STATED PROBLEM:
Write out every record in full, exactly as written, please.

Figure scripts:
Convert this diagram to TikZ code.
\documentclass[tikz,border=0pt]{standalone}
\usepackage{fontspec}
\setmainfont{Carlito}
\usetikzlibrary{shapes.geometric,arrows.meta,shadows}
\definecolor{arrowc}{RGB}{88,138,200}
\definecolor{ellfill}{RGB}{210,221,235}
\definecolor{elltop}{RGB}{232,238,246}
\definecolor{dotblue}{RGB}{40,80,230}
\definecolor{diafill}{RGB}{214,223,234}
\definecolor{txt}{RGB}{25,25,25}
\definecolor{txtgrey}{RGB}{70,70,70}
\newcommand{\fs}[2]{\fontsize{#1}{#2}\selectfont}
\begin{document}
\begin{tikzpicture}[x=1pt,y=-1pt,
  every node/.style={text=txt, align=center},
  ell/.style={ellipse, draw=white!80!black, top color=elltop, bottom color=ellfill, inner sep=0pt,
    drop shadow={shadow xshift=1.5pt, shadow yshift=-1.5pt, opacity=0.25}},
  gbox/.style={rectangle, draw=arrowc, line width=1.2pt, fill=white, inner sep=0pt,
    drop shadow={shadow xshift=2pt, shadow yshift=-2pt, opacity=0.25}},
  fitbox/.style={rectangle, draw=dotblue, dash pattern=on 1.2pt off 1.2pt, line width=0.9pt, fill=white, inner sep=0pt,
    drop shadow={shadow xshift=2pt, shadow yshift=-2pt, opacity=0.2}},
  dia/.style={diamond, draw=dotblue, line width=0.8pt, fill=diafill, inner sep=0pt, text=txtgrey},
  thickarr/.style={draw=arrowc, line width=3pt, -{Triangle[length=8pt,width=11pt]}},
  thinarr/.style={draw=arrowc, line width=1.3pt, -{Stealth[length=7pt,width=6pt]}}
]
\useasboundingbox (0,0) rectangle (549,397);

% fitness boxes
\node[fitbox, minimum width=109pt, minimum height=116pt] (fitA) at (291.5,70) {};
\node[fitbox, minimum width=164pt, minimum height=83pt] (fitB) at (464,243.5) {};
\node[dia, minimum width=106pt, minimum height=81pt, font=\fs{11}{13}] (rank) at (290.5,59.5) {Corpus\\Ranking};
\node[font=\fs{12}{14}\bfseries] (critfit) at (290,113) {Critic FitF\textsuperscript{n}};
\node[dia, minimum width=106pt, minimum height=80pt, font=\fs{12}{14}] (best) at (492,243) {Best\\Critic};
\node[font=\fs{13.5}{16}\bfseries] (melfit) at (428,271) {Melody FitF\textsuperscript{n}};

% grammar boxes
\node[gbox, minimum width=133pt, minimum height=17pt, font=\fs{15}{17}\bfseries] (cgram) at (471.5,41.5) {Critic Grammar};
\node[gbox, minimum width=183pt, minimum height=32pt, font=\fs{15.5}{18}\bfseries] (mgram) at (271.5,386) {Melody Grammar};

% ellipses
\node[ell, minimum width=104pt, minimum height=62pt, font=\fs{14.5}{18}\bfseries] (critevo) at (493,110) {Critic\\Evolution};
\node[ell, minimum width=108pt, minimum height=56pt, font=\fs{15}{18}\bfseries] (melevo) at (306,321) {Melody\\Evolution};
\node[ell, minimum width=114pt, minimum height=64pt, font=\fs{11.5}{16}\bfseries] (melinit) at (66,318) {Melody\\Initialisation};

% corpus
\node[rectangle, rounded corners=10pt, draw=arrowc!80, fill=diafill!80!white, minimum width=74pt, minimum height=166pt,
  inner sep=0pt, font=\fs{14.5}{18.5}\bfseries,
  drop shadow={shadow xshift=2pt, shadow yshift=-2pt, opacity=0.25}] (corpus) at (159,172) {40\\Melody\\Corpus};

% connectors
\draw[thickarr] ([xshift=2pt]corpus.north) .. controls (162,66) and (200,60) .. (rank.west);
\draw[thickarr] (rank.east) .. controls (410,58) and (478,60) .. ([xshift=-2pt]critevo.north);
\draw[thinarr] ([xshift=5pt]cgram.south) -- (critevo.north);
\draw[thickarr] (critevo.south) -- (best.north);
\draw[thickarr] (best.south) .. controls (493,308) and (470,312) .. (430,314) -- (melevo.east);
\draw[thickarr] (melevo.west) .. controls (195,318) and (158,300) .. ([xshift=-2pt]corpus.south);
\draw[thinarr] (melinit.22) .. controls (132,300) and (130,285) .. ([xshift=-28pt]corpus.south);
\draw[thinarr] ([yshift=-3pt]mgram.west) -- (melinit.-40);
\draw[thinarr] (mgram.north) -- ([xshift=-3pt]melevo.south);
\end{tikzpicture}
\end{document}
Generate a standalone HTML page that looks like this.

CORRECT OUTPUT:
Convert this diagram to TikZ code.
\documentclass[tikz,border=0pt]{standalone}
\usepackage{fontspec}
\setmainfont{Carlito}
\usetikzlibrary{shapes.geometric,arrows.meta,shadows}
\definecolor{arrowc}{RGB}{88,138,200}
\definecolor{ellfill}{RGB}{210,221,235}
\definecolor{elltop}{RGB}{232,238,246}
\definecolor{dotblue}{RGB}{40,80,230}
\definecolor{diafill}{RGB}{214,223,234}
\definecolor{txt}{RGB}{25,25,25}
\definecolor{txtgrey}{RGB}{70,70,70}
\newcommand{\fs}[2]{\fontsize{#1}{#2}\selectfont}
\begin{document}
\begin{tikzpicture}[x=1pt,y=-1pt,
  every node/.style={text=txt, align=center},
  ell/.style={ellipse, draw=white!80!black, top color=elltop, bottom color=ellfill, inner sep=0pt,
    drop shadow={shadow xshift=1.5pt, shadow yshift=-1.5pt, opacity=0.25}},
  gbox/.style={rectangle, draw=arrowc, line width=1.2pt, fill=white, inner sep=0pt,
    drop shadow={shadow xshift=2pt, shadow yshift=-2pt, opacity=0.25}},
  fitbox/.style={rectangle, draw=dotblue, dash pattern=on 1.2pt off 1.2pt, line width=0.9pt, fill=white, inner sep=0pt,
    drop shadow={shadow xshift=2pt, shadow yshift=-2pt, opacity=0.2}},
  dia/.style={diamond, draw=dotblue, line width=0.8pt, fill=diafill, inner sep=0pt, text=txtgrey},
  thickarr/.style={draw=arrowc, line width=3pt, -{Triangle[length=8pt,width=11pt]}},
  thinarr/.style={draw=arrowc, line width=1.3pt, -{Stealth[length=7pt,width=6pt]}}
]
\useasboundingbox (0,0) rectangle (549,397);

% fitness boxes
\node[fitbox, minimum width=109pt, minimum height=116pt] (fitA) at (291.5,70) {};
\node[fitbox, minimum width=164pt, minimum height=83pt] (fitB) at (464,243.5) {};
\node[dia, minimum width=106pt, minimum height=81pt, font=\fs{11}{13}] (rank) at (290.5,59.5) {Corpus\\Ranking};
\node[font=\fs{12}{14}\bfseries] (critfit) at (290,113) {Critic FitF\textsuperscript{n}};
\node[dia, minimum width=106pt, minimum height=80pt, font=\fs{12}{14}] (best) at (492,243) {Best\\Critic};
\node[font=\fs{13.5}{16}\bfseries] (melfit) at (428,271) {Melody FitF\textsuperscript{n}};

% grammar boxes
\node[gbox, minimum width=133pt, minimum height=17pt, font=\fs{15}{17}\bfseries] (cgram) at (471.5,41.5) {Critic Grammar};
\node[gbox, minimum width=183pt, minimum height=32pt, font=\fs{15.5}{18}\bfseries] (mgram) at (271.5,386) {Melody Grammar};

% ellipses
\node[ell, minimum width=104pt, minimum height=62pt, font=\fs{14.5}{18}\bfseries] (critevo) at (493,110) {Critic\\Evolution};
\node[ell, minimum width=108pt, minimum height=56pt, font=\fs{15}{18}\bfseries] (melevo) at (306,321) {Melody\\Evolution};
\node[ell, minimum width=114pt, minimum height=64pt, font=\fs{11.5}{16}\bfseries] (melinit) at (66,318) {Melody\\Initialisation};

% corpus
\node[rectangle, rounded corners=10pt, draw=arrowc!80, fill=diafill!80!white, minimum width=74pt, minimum height=166pt,
  inner sep=0pt, font=\fs{14.5}{18.5}\bfseries,
  drop shadow={shadow xshift=2pt, shadow yshift=-2pt, opacity=0.25}] (corpus) at (159,172) {40\\Melody\\Corpus};

% connectors
\draw[thickarr] ([xshift=2pt]corpus.north) .. controls (162,66) and (200,60) .. (rank.west);
\draw[thickarr] (rank.east) .. controls (410,58) and (478,60) .. ([xshift=-2pt]critevo.north);
\draw[thinarr] ([xshift=5pt]cgram.south) -- (critevo.north);
\draw[thickarr] (critevo.south) -- (best.north);
\draw[thickarr] (best.south) .. controls (493,308) and (470,312) .. (430,314) -- (melevo.east);
\draw[thickarr] (melevo.west) .. controls (195,318) and (158,300) .. ([xshift=-2pt]corpus.south);
\draw[thinarr] (melinit.22) .. controls (132,300) and (130,285) .. ([xshift=-28pt]corpus.south);
\draw[thinarr] ([yshift=-3pt]mgram.west) -- (melinit.-40);
\draw[thinarr] (mgram.north) -- ([xshift=-3pt]melevo.south);
\end{tikzpicture}
\end{document}
Generate a standalone HTML page that looks like this.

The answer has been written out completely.